The Louisville Cardinal

Acting provost forecasts re-accreditation efforts will strengthen U of L

By Kyeland Jackson —

Arts & Sciences faculty assembly members sought clarity on U of L’s accreditation retention efforts Feb. 3.

Acting Provost Dale Billingsley said the process will strengthen U of L, and asked faculty to ease students’ concerns.

“Be very clear with your students that the university maintains its accreditation,” Billingsley said. “We are still an accredited institution … they do not understand, and the media and the temper of public discussion has not made clear that probation and loss of accreditation are two very different things.”
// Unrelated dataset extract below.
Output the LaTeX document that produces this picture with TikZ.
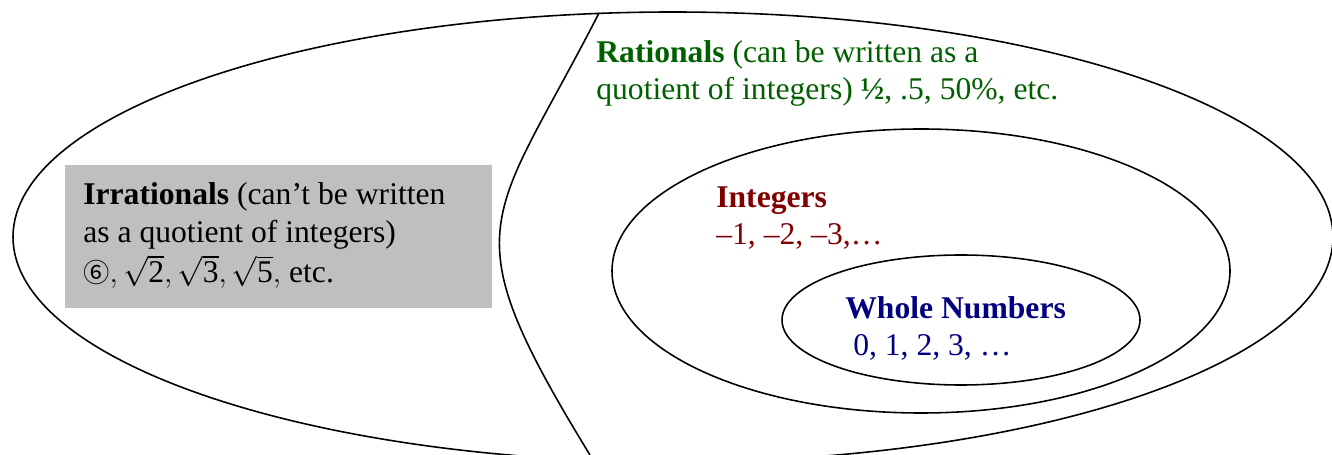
\documentclass[tikz,border=0pt]{standalone}
\usepackage{fontspec}
\setmainfont{Liberation Serif}
\newfontfamily\cjk{Noto Sans CJK JP}
\usepackage{tikz}
\definecolor{ratgreen}{RGB}{0,96,0}
\definecolor{intred}{RGB}{128,0,0}
\definecolor{wholeblue}{RGB}{0,0,128}

\begin{document}
\begin{tikzpicture}[x=0.02cm,y=-0.02cm]
\tikzstyle{c3} = [color = wholeblue]
\tikzstyle{c2} = [color = intred]
\tikzstyle{c1} = [color = ratgreen]
\tikzstyle{c0} = [color = black]
\tikzstyle{lbl} = [anchor=base west,inner sep=0mm,align=left,font=\fontsize{18}{21.6}\selectfont]

\useasboundingbox (0,0) rectangle (1332,455);
\clip (0,0) rectangle (1332,455);

\begin{scope}[line width=0.9pt]
\draw (673,237) ellipse [x radius=660, y radius=225];
\draw (921,271) ellipse [x radius=309, y radius=142];
\draw (961,320) ellipse [x radius=179, y radius=65];
\draw (599,13) .. controls (490,226) and (448,223) .. (590,455);
\end{scope}

\fill[black!25] (65,165) rectangle (492,308);

% base anchor = baseline of the last line
\draw(83,283) node[lbl,c0]  (irr)   {\textbf{Irrationals} (can’t be written\\
  as a quotient of integers)\\[1.5pt]
  $\mbox{\cjk\fontsize{15}{15}\selectfont ⑥},\sqrt{\mbox{2}},\sqrt{\mbox{3}},\sqrt{\mbox{5}},$ etc.};
\draw(596,100) node[lbl,c1] (rat)   {\textbf{Rationals} (can be written as a\\
  quotient of integers) \textbf{½}, .5, 50\%, etc.};
\draw(716,245) node[lbl,c2] (integ) {\textbf{Integers}\\ –1, –2, –3,…};
\draw(845,356) node[lbl,c3] (whole) {\textbf{Whole Numbers}\\ \hspace{0.25em}0, 1, 2, 3, …};

\end{tikzpicture}
\end{document}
Billingsley expects the Southern Association of Colleges and Schools, U of L’s accrediting agency, will view Senate Bill 12 as a boon to accreditation. But, he warned there are other issues regarding governance and prospective Senate Bill 107, which Billlingsley expects will pass soon. The bill grants Governor Matt Bevin power to reconstitute “dysfunctional” educational institutions’ boards. Senate Bill 107 defines a board is “dysfunctional” when it cannot reach a consensus to carry out primary functions, a provision Billingsley has called “a real problem” for educational institutions’ boards.

The draft bill, updated Jan. 3, includes an emergency order that makes its passage law once Bevin signs it. U of L’s Faculty Senate endorsed SB 107 revision recommendations penned by Council on Postsecondary Education President Robert King. King’s recommendations include charging university boards with removing fellow trustees for cause, including CPE in nominations for unequally represented boards and request Bevin ask a “dysfunctional” board to step down before he removes them. CPE faculty representative Robert Staat said legislators are likely to adopt the changes.

“He (Robert King) said the legislators are drafting it (SB 107) word, for word, for word of what we’re doing,” Staat said. Staat is a CPE member and representative for faculty members in Kentucky.

Without a clear nod from SACS, the bills could be setting obstacles for retaining accreditation.

“What happens if SACS does say, ‘We’re not going along with this’?” English professor Matthew Biberman asked. Biberman also asked how three more possible infractions, cited in a letter dated Jan. 27, could be involved in SACS response to re-accreditation actions.

“This (three more possible infractions) is an entirely different section of the principles of accreditation, so it’s scary,” Billingsley said. But, he said efforts to resolve accreditation issues would likely bring a positive response from SACS.

SACS’s Jan. 27 letter warned the university may have violated three more accreditation standards, citing a state audit sent by the university. The letter questions the relationship between U of L and the University of Louisville Foundation, its endowment manager, personnel appointments and financial control. SACS asked the university respond by March 3. The new infractions could be included in an investigation by SACS’s special committee, tasked to inspect U of L’s re-accreditation progress and report to the accrediting body.

University of Louisville spokesperson John Karman said the university expects SACS’s special committee Sept. 19 – 21.

Acting President Greg Postel, citing discussions with SACS, King, Bevin and Kentucky Senate President Robert Stivers, said Wednesday U of L is on the “right path” towards re-accreditation. The SACS accreditation board will review its findings in December, choosing to either grant U of L’s accreditation, prolong probation or remove accreditation. Loss of accreditation means academic degrees lose value, credits will not transfer from U of L, federal financial aid will not be available and the university cannot participate in the NCAA.